In src/tasks/types/index.ts, add a TaskType object to the TASK_TYPES array (~15 lines):

{
id: 'my-task',
label: 'My Task',
icon: '🔧',
modality: 'text', // or 'vision' / 'document'
difficulty: 2,
outputSchema: MyTaskSchema,
buildPrompt: async (s) => [
{ role: 'system', content: systemPrompt('my task specialist', MyTaskSchema) },
await buildUserMessage(s),
],
grade: (o, t) => gradeMyTask(o, t, 2),
focusFields: [
{ key: 'result', label: 'Result' },
{ key: 'confidence', label: 'Confidence' },
],
humanControls: [
{ key: 'result', label: 'Result', kind: 'text' },
{ key: 'confidence', label: 'Confidence (0-1)', kind: 'number' },
],
},

That's it for code. The registry, orchestrator, engine, focus card, HUD, lobby explorer, and human overlay all derive from the schema + focusFields + humanControls.

4. Add scenarios

Create data/scenarios/my-task.json — an array of scenarios. See Authoring Scenario Data. The loader picks it up automatically and Zod-validates it at load time.

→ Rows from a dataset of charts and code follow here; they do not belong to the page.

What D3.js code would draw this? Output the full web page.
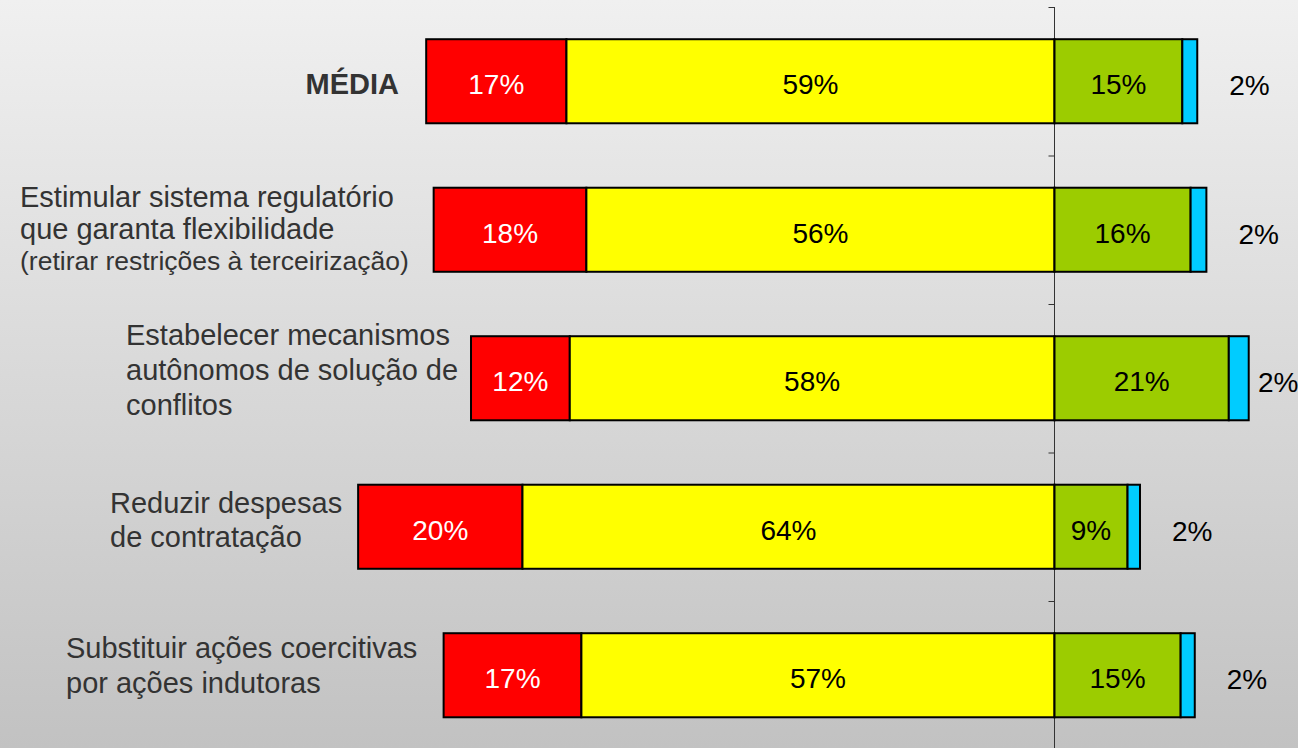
<!DOCTYPE html>
<html>
<head>
<meta charset="utf-8">
<script src="https://cdn.jsdelivr.net/npm/d3@7"></script>
<style>
  html, body { margin: 0; padding: 0; overflow: hidden; }
  svg { display: block; font-family: "Liberation Sans", Arial, sans-serif; }
</style>
</head>
<body>
<div id="chart"></div>
<script>
// data (percent)
var categories = ["MÉDIA", "Estimular", "Estabelecer", "Reduzir", "Substituir"];
var categoryLines = [
  ["MÉDIA"],
  ["Estimular sistema regulatório", "que garanta flexibilidade", "(retirar restrições à terceirização)"],
  ["Estabelecer mecanismos", "autônomos de solução de", "conflitos"],
  ["Reduzir despesas", "de contratação"],
  ["Substituir ações coercitivas", "por ações indutoras"]
];
var redValues    = [16.9, 18.4, 11.9, 19.8, 16.6];
var yellowValues = [58.8, 56.4, 58.4, 64.1, 57.0];
var greenValues  = [15.4, 16.4, 21.0,  8.8, 15.2];
var blueValues   = [ 1.8,  1.9,  2.4,  1.5,  1.7];

var width = 1298, height = 748;
var axisX = 1054.5;
var pxPerPct = 8.3;

// label layout (Excel style text boxes)
var labelX      = [399, 20, 126, 110, 66];
var labelAnchor = ["end", "start", "start", "start", "start"];
var labelDy     = [[13], [-23, 9, 40], [-33, 2, 37], [-14, 20], [-17, 18]];

var svg = d3.select("#chart").append("svg")
  .attr("width", width)
  .attr("height", height);

var defs = svg.append("defs");
var grad = defs.append("linearGradient")
  .attr("id", "bg")
  .attr("x1", 0).attr("y1", 0).attr("x2", 0).attr("y2", 1);
grad.append("stop").attr("offset", "0%").attr("stop-color", "#f0f0f0");
grad.append("stop").attr("offset", "100%").attr("stop-color", "#c2c2c2");

svg.append("rect")
  .attr("width", width).attr("height", height)
  .attr("fill", "url(#bg)");

var x = d3.scaleLinear()
  .domain([-80, 30])
  .range([axisX - 80 * pxPerPct, axisX + 30 * pxPerPct]);

var y = d3.scaleBand()
  .domain(categories)
  .range([7, 7 + 148.5 * categories.length])
  .paddingInner(0.434)
  .paddingOuter(0.217);

// build segments: red & yellow to the left of zero, green & blue to the right
var series = [
  { key: "red",    values: redValues,    fill: "#ff0000", text: "#ffffff" },
  { key: "yellow", values: yellowValues, fill: "#ffff00", text: "#000000" },
  { key: "green",  values: greenValues,  fill: "#9ccc00", text: "#000000" },
  { key: "blue",   values: blueValues,   fill: "#00ccff", text: "#000000" }
];

var segs = [];
categories.forEach(function(c, i) {
  var left = -(redValues[i] + yellowValues[i]);
  segs.push({ cat: c, key: "red", x0: left, x1: left + redValues[i], v: redValues[i], s: series[0] });
  segs.push({ cat: c, key: "yellow", x0: -yellowValues[i], x1: 0, v: yellowValues[i], s: series[1] });
  segs.push({ cat: c, key: "green", x0: 0, x1: greenValues[i], v: greenValues[i], s: series[2] });
  segs.push({ cat: c, key: "blue", x0: greenValues[i], x1: greenValues[i] + blueValues[i], v: blueValues[i], s: series[3] });
});

// axis at zero
var yAxis = d3.axisLeft(y).tickSize(6).tickFormat("");
var ax = svg.append("g")
  .attr("transform", "translate(" + axisX + ",0)")
  .call(yAxis);
ax.select(".domain").remove();
ax.selectAll(".tick line")
  .attr("transform", function() {
    return "translate(0," + (-y.step() * 0.5 + 0.5) + ")";
  })
  .attr("stroke", "#333");
svg.append("line")
  .attr("x1", axisX).attr("x2", axisX)
  .attr("y1", 7).attr("y2", height)
  .attr("stroke", "#333").attr("stroke-width", 1);

svg.selectAll("rect.seg")
  .data(segs)
  .enter().append("rect")
  .attr("class", "seg")
  .attr("x", function(d) { return x(d.x0); })
  .attr("y", function(d) { return y(d.cat); })
  .attr("width", function(d) { return x(d.x1) - x(d.x0); })
  .attr("height", y.bandwidth())
  .attr("fill", function(d) { return d.s.fill; })
  .attr("stroke", "#000")
  .attr("stroke-width", 2);

// value labels inside (red, yellow, green)
svg.selectAll("text.val")
  .data(segs.filter(function(d) { return d.key != "blue"; }))
  .enter().append("text")
  .attr("class", "val")
  .attr("x", function(d) { return (x(d.x0) + x(d.x1)) / 2; })
  .attr("y", function(d) { return y(d.cat) + y.bandwidth() / 2 + 13; })
  .attr("text-anchor", "middle")
  .attr("fill", function(d) { return d.s.text; })
  .style("font-size", "28px")
  .text(function(d) { return Math.round(d.v) + "%"; });

// blue labels outside the bar
svg.selectAll("text.blue")
  .data(segs.filter(function(d) { return d.key == "blue"; }))
  .enter().append("text")
  .attr("class", "blue")
  .attr("x", function(d) { return Math.min(x(d.x1) + 32, 1258); })
  .attr("y", function(d) { return y(d.cat) + y.bandwidth() / 2 + 14; })
  .attr("fill", "#000")
  .style("font-size", "28px")
  .text(function(d) { return Math.round(d.v) + "%"; });

// category labels
categories.forEach(function(c, i) {
  var cy = y(c) + y.bandwidth() / 2;
  var t = svg.append("text")
    .attr("text-anchor", labelAnchor[i])
    .attr("fill", "#333")
    .style("font-size", "29px")
    .style("font-weight", i == 0 ? "bold" : "normal");
  categoryLines[i].forEach(function(line, j) {
    t.append("tspan")
      .attr("x", labelX[i])
      .attr("y", cy + labelDy[i][j])
      .style("font-size", (i == 1 && j == 2) ? "26.5px" : null)
      .text(line);
  });
});
</script>
</body>
</html>
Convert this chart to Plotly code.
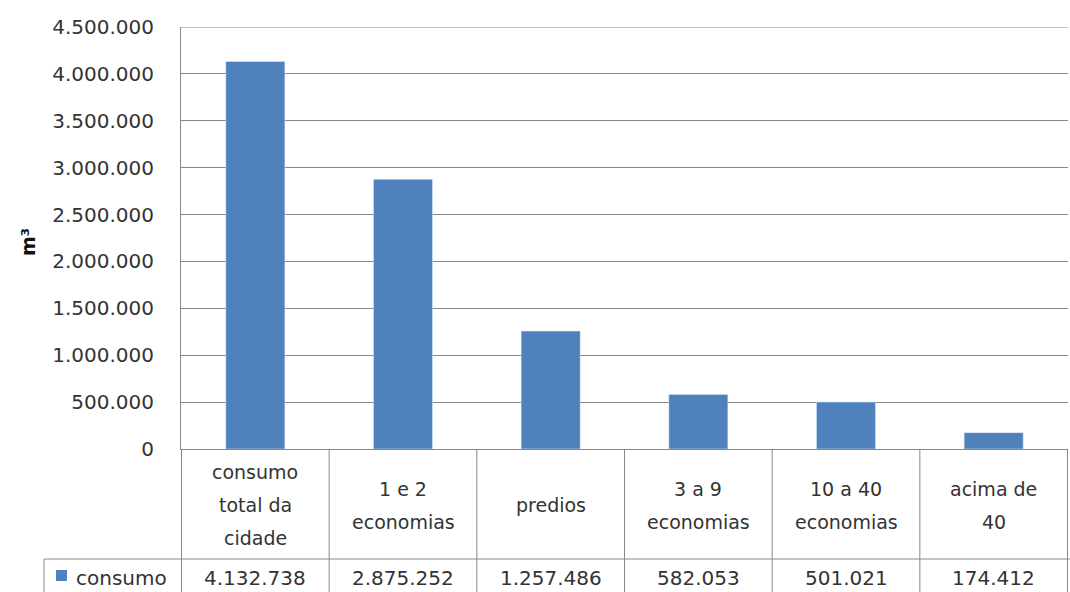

5. (Vision only) Add an asset

If modality: 'vision', generate the PNG asset referenced by input.imageUrl (rendered from the scenario's ground truth, so the task is actually solvable) — extend scripts/gen-assets.ts and run npm run gen:assets. (Real photos can replace these; see the data guide.)

Verify

npm test # the pool-validation test will check your scenarios + grader
npm run typecheck # the schema is wired everywhere
npm run dev # your task appears in the lobby explorer + races

The "every shipped grader handles a wrong answer with scoreDelta 0" test will also smoke-test your new grader automatically once it's in GRADERS.